REVIEWER: lyall carter

In a town in Idaho, Charlie, a reclusive and unhealthy English teacher, hides out in his flat and eats his way to death. He is desperate to reconnect with his teenage daughter for a last chance at redemption.

In Darren Aronofsky’s The Whale, Brendan Fraser gives a virtuosic performance as Charlie is a reclusive English teacher living with severe obesity whose time is running out. As he makes a last bold attempt to reconcile with his estranged teenage daughter and broken family, Charlie must confront, with his full heart and fierce wit, long-buried traumas and unspoken love that have haunted him for decades.


The Brenaissance. Ushered in by this performance, Brendan Fraser has returned from obscurity to the very heights of stardom. Receiving widespread acclaim and award’s galore for this performance, including an Oscar nom, Brendan Fraser is very much back. 
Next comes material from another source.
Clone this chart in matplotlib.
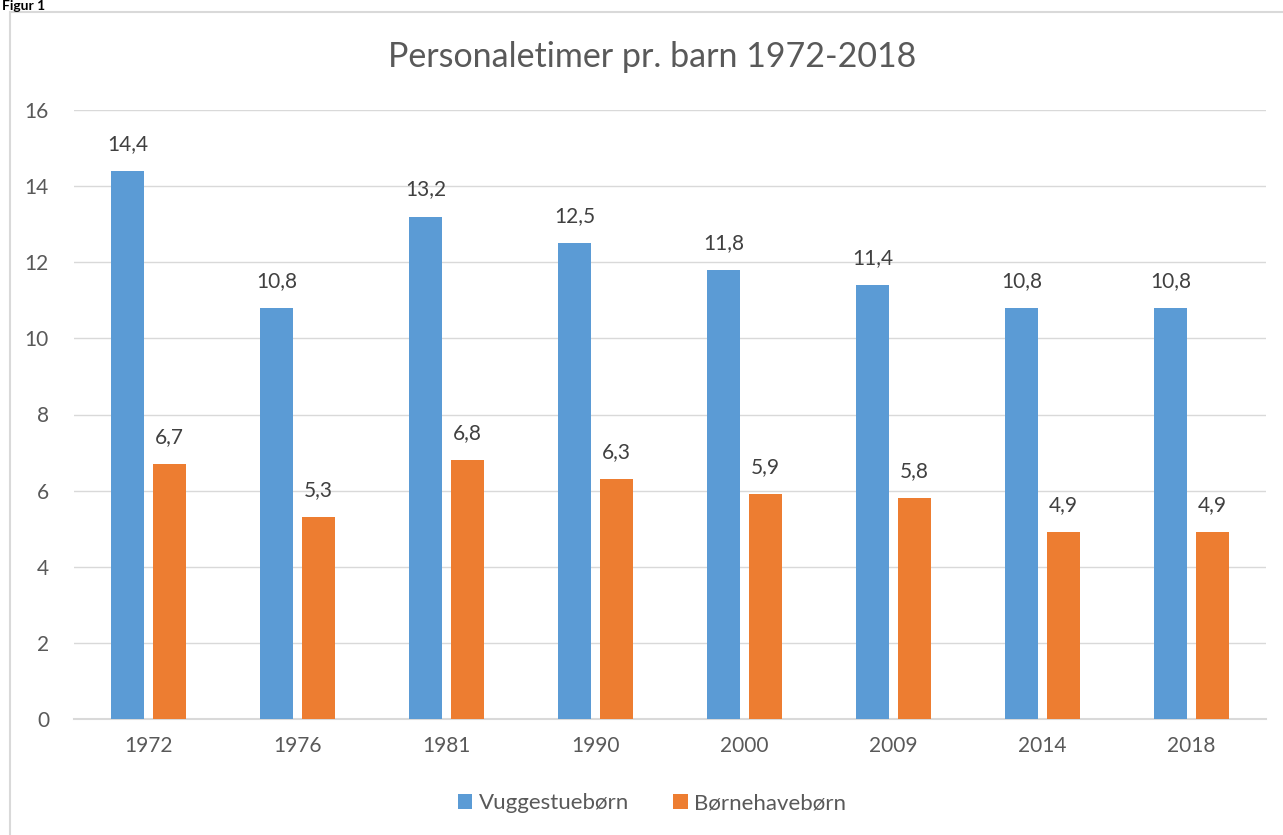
import matplotlib

matplotlib.use("Agg")

import matplotlib.pyplot as plt
from matplotlib.patches import Rectangle
import numpy as np

years = ["1972", "1976", "1981", "1990", "2000", "2009", "2014", "2018"]
vuggestue = [14.4, 10.8, 13.2, 12.5, 11.8, 11.4, 10.8, 10.8]
boernehave = [6.7, 5.3, 6.8, 6.3, 5.9, 5.8, 4.9, 4.9]
yticks = [0, 2, 4, 6, 8, 10, 12, 14, 16]

plt.rcParams["font.family"] = ["Lato", "DejaVu Sans"]
text_color = "#595959"
grid_color = "#D9D9D9"

fig = plt.figure(figsize=(12.83, 8.35), dpi=100)
fig.patch.set_facecolor("white")

# chart frame (runs off at right/bottom like the source screenshot)
fig.patches.append(Rectangle((10 / 1283, -0.05), 1.1, 1 - 12 / 835 + 0.05,
                             transform=fig.transFigure, fill=False,
                             edgecolor=grid_color, linewidth=1.5))
fig.text(2 / 1283, 1 - 10 / 835, "Figur 1", fontsize=10, fontweight="bold",
         color="black", ha="left", va="baseline")

ax = fig.add_axes([74 / 1283, 1 - 719 / 835, (1266 - 74) / 1283, (719 - 110) / 835])
x = np.arange(len(years))
w = 0.222
off = 0.141
b1 = ax.bar(x - off, vuggestue, w, color="#5B9BD5", label="Vuggestuebørn", zorder=3)
b2 = ax.bar(x + off, boernehave, w, color="#ED7D31", label="Børnehavebørn", zorder=3)

for bars, vals in ((b1, vuggestue), (b2, boernehave)):
    for bar, v in zip(bars, vals):
        ax.text(bar.get_x() + bar.get_width() / 2, v + 0.45, f"{v:.1f}".replace(".", ","),
                ha="center", va="bottom", fontsize=15, color="#404040")

ax.set_xlim(-0.5, len(years) - 0.5)
ax.set_ylim(0, 16)
ax.set_yticks(yticks)
ax.set_xticks(x)
ax.set_xticklabels(years)
ax.grid(axis="y", color=grid_color, linewidth=1, zorder=0)
for s in ("top", "right", "left"):
    ax.spines[s].set_visible(False)
ax.spines["bottom"].set_color(grid_color)
ax.spines["bottom"].set_linewidth(1.5)
ax.tick_params(length=0, labelsize=15, labelcolor=text_color)
ax.tick_params(axis="y", pad=18)
ax.tick_params(axis="x", pad=12)

fig.text(652 / 1283, 1 - 57 / 835, "Personaletimer pr. barn 1972-2018", fontsize=24.5,
         color=text_color, ha="center", va="center")

fig.legend(handles=[b1, b2], loc="center", bbox_to_anchor=(652 / 1283, 1 - 803 / 835),
           ncol=2, frameon=False, fontsize=16, labelcolor=text_color,
           handlelength=0.65, handleheight=0.65, handletextpad=0.3, columnspacing=2.0)

fig.savefig("out.png", dpi=100)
While aspects of the story telling may falter, Fraser’s performance is one for the ages. One of the best of 2023. 


The narrative is a simple one and pretty much contained to Charlie’s home where he lives in squalor. His reclusive existence is broken by his friend Liz, who is a nurse, Thomas, a church missionary, and Charlie's estranged daughter Ellie. And this is where the drama and tension is to be found. 


The Whale is based on an acclaimed play and there are certain story beats where you can really sense that as some of it hasn't translated completely to the cinematic format. The subplot involving the missionary Thomas appears to be lacking nuance, falling into a stereotype of sorts. 


But The Whale is all about Brendan Fraser’s performance. He is the beating heart of this film. It’s not just the prosthetics and fat suit that make his performance outstanding, there is a broken soulfulness from losing the love of his life and from his crippling obesity that leaps off the screen. Frequently there are moments that will leave you in tears but one line in particular that he delivers with so much truth will completely floor you.

While aspects of the story telling may falter, Fraser’s performance is one for the ages. One of the best of 2023.